Personal information
- Born: 1987 or 1988 (age 38–39) Tonga

Playing information
- Position: Centre
Representative
| Years | Team | Pld | T | G | FG | P |
| 2009 | Tonga | 2 | 2 | 0 | 0 | 8 |
- Source:

= Sione Tongia =

Tonga international rugby league footballer

Sione Tongia is a Tongan rugby league footballer who represented Tonga at the 2009 Pacific Cup.

==Playing career==
In 2008 and 2009 Tongia played for the Otahuhu Leopards in the Auckland Rugby League competition and represented Auckland in the Bartercard Premiership. In the 2009 Pacific Cup, Tongia was selected to play for Tonga. He also represented the New Zealand Residents against a touring Samoan Residents side. The home side won 62-14 on 10 October 2009.

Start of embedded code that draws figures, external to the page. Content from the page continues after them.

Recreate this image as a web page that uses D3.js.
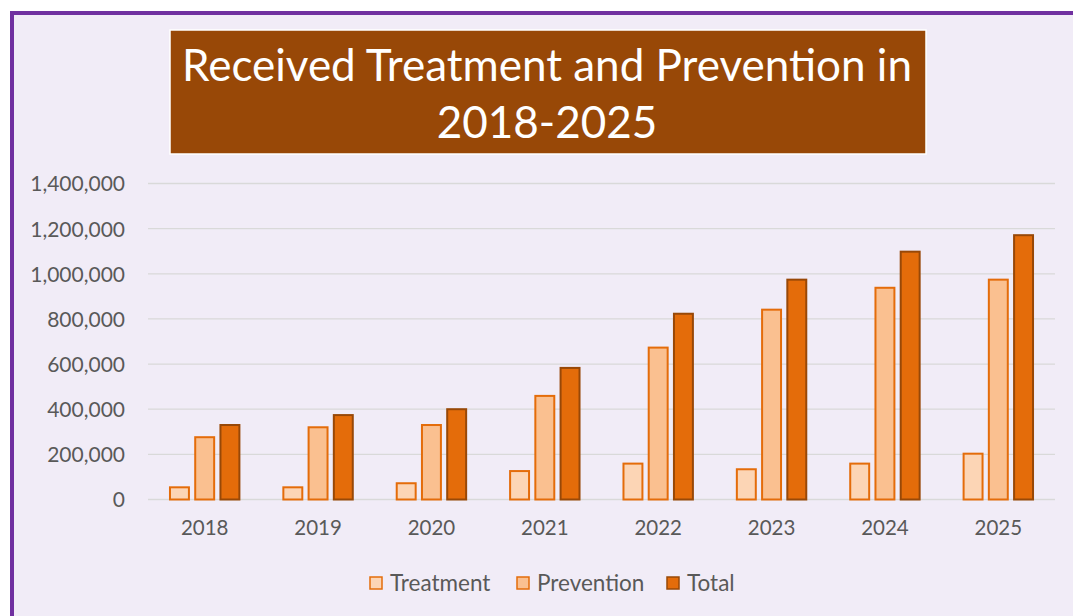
<!DOCTYPE html>
<html><head><meta charset="utf-8">
<script src="https://cdn.jsdelivr.net/npm/d3@7"></script>
<style>html,body{margin:0;padding:0;background:#fff;}svg{display:block;}</style>
</head><body>
<script>
const years = ["2018","2019","2020","2021","2022","2023","2024","2025"];
const seriesNames = ["Treatment","Prevention","Total"];
const treatment = [54000, 54000, 72000, 126000, 159000, 134000, 159000, 203000];
const prevention = [276000, 320000, 330000, 459000, 673000, 841000, 938000, 974000];
const total = [330000, 374000, 400000, 583000, 823000, 974000, 1098000, 1171000];
const yTicks = [0, 200000, 400000, 600000, 800000, 1000000, 1200000, 1400000];
const titleLines = ["Received Treatment and Prevention in", "2018-2025"];

const fills = ["#FCD5B5", "#FAC090", "#E46C0A"];
const strokes = ["#E46C0A", "#E46C0A", "#984807"];
const values = [treatment, prevention, total];

const W = 1073, H = 616;
const svg = d3.select("body").append("svg").attr("width", W).attr("height", H);
svg.append("rect").attr("x",0).attr("y",0).attr("width",W).attr("height",H).attr("fill","#fff");
svg.append("rect").attr("x",12).attr("y",13).attr("width",W+20).attr("height",H+20)
  .attr("fill","#F1ECF7").attr("stroke","#7030A0").attr("stroke-width",4);

// title box
svg.append("rect").attr("x",170).attr("y",30).attr("width",756).attr("height",124)
  .attr("fill","#984807").attr("stroke","#ffffff").attr("stroke-width",1.5);
const tt = svg.append("text").attr("fill","#fff").attr("font-family","Lato, sans-serif")
  .attr("font-size",44).attr("text-anchor","middle");
tt.append("tspan").attr("x",547).attr("y",81).text(titleLines[0]);
tt.append("tspan").attr("x",547).attr("y",138).text(titleLines[1]);

const x0 = 148, x1 = 1055, yBase = 499.5, yTop = 183.5;
const y = d3.scaleLinear().domain([0,1400000]).range([yBase, yTop]);
const xb = d3.scaleBand().domain(years).range([x0,x1]).paddingInner(0.37).paddingOuter(0.185);
const xs = d3.scaleBand().domain(seriesNames).range([0, xb.bandwidth()]).paddingInner(0.17);

svg.append("g").selectAll("line").data(yTicks).join("line")
  .attr("x1",x0).attr("x2",x1).attr("y1",d=>y(d)).attr("y2",d=>y(d))
  .attr("stroke","#D9D9D9").attr("stroke-width",1.3);

const yAxis = d3.axisLeft(y).tickValues(yTicks).tickFormat(d3.format(",")).tickSize(0).tickPadding(0);
const gy = svg.append("g").attr("transform","translate(125,0)").call(yAxis);
gy.select(".domain").remove();
gy.selectAll("text").attr("font-family","Lato, sans-serif").attr("font-size",21).attr("fill","#595959").attr("dy","0.35em");

const xAxis = d3.axisBottom(xb).tickSize(0).tickPadding(0);
const gx = svg.append("g").attr("transform","translate(0,521)").call(xAxis);
gx.select(".domain").remove();
gx.selectAll("text").attr("font-family","Lato, sans-serif").attr("font-size",20.5).attr("fill","#595959").attr("dy","0.7em");

seriesNames.forEach((s,i)=>{
  svg.append("g").selectAll("rect").data(years).join("rect")
    .attr("x",d=>xb(d)+xs(s)+1)
    .attr("width",xs.bandwidth()-2)
    .attr("y",(d,j)=>y(values[i][j]))
    .attr("height",(d,j)=>yBase - y(values[i][j]))
    .attr("fill",fills[i]).attr("stroke",strokes[i]).attr("stroke-width",2);
});

const legX = [369, 516, 666];
const lg = svg.append("g");
seriesNames.forEach((s,i)=>{
  lg.append("rect").attr("x",legX[i]+1).attr("y",577).attr("width",12).attr("height",12)
    .attr("fill",fills[i]).attr("stroke",strokes[i]).attr("stroke-width",1.5);
  lg.append("text").attr("x",legX[i]+21).attr("y",583).attr("dy","0.35em")
    .attr("font-family","Lato, sans-serif").attr("font-size",22.5).attr("fill","#595959").text(s);
});
</script>
</body></html>
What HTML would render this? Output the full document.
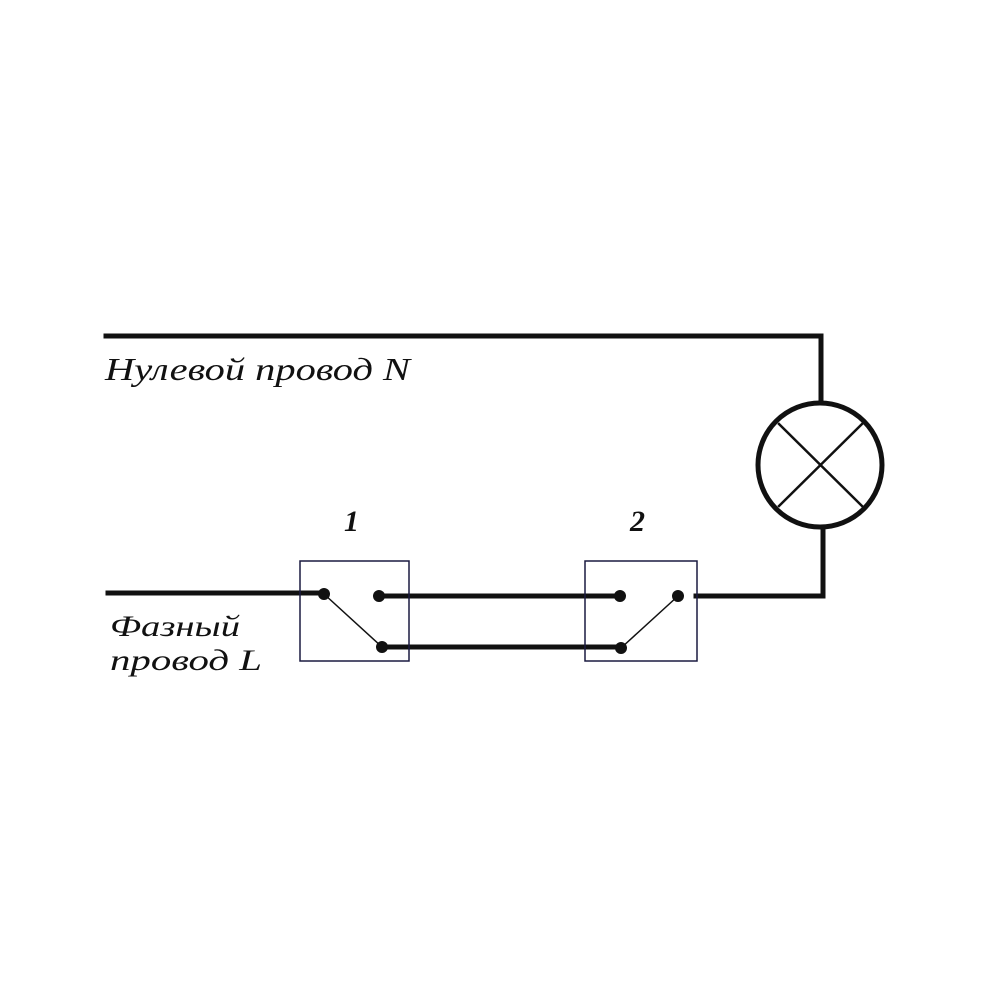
<!DOCTYPE html>
<html><head><meta charset="utf-8"><style>
html,body{margin:0;padding:0;background:#fff;}
svg{display:block}
text{font-family:"Liberation Serif","Noto Serif CJK SC",serif;font-style:italic;fill:#111}
</style></head><body>
<svg width="1000" height="1000" viewBox="0 0 1000 1000">
<g stroke="#111" fill="none" stroke-linecap="square">
<polyline points="106,336 821,336 821,403" stroke-width="5"/>
<polyline points="823,528 823,596 696,596" stroke-width="5"/>
<line x1="108" y1="593" x2="324" y2="593" stroke-width="5"/>
<line x1="379" y1="596" x2="620" y2="596" stroke-width="5"/>
<line x1="382" y1="647" x2="621" y2="647" stroke-width="5"/>
<ellipse cx="820" cy="465" rx="62" ry="62" stroke-width="5"/>
<line x1="779" y1="424" x2="862" y2="506" stroke-width="2.5"/>
<line x1="779" y1="506" x2="862" y2="424" stroke-width="2.5"/>
<rect x="300" y="561" width="109" height="100" stroke="#1a1a40" stroke-width="1.5"/>
<rect x="585" y="561" width="112" height="100" stroke="#1a1a40" stroke-width="1.5"/>
<line x1="324" y1="594" x2="382" y2="647" stroke-width="1.5"/>
<line x1="621" y1="648" x2="678" y2="596" stroke-width="1.5"/>
</g>
<g fill="#111">
<circle cx="324" cy="594" r="6"/><circle cx="379" cy="596" r="6"/><circle cx="382" cy="647" r="6"/>
<circle cx="620" cy="596" r="6"/><circle cx="621" cy="648" r="6"/><circle cx="678" cy="596" r="6"/>
</g>
<text x="105" y="380" font-size="32" textLength="305" lengthAdjust="spacingAndGlyphs">Нулевой провод  N</text>
<text x="110" y="636" font-size="30" textLength="130" lengthAdjust="spacingAndGlyphs">Фазный</text>
<text x="110" y="670" font-size="30" textLength="152" lengthAdjust="spacingAndGlyphs">провод  L</text>
<text x="344" y="531" font-size="30" font-weight="bold">1</text>
<text x="630" y="531" font-size="30" font-weight="bold">2</text>
</svg>
</body></html>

Tongia played for the Auckland Vulcans in the NSW Cup in 2009 and 2010.

Tongia played for Junee in Group Nine in 2010 and 2011. He again played for Tonga in 2010 and 2011.

In 2012 Tongia again played for the Auckland Vulcans in the NSW Cup. Tongia joined a Queensland Cup team, the Central Queensland Capras, midway through 2012 and played for them in the 2013 season, as well as the Gladstone Wallabys club side.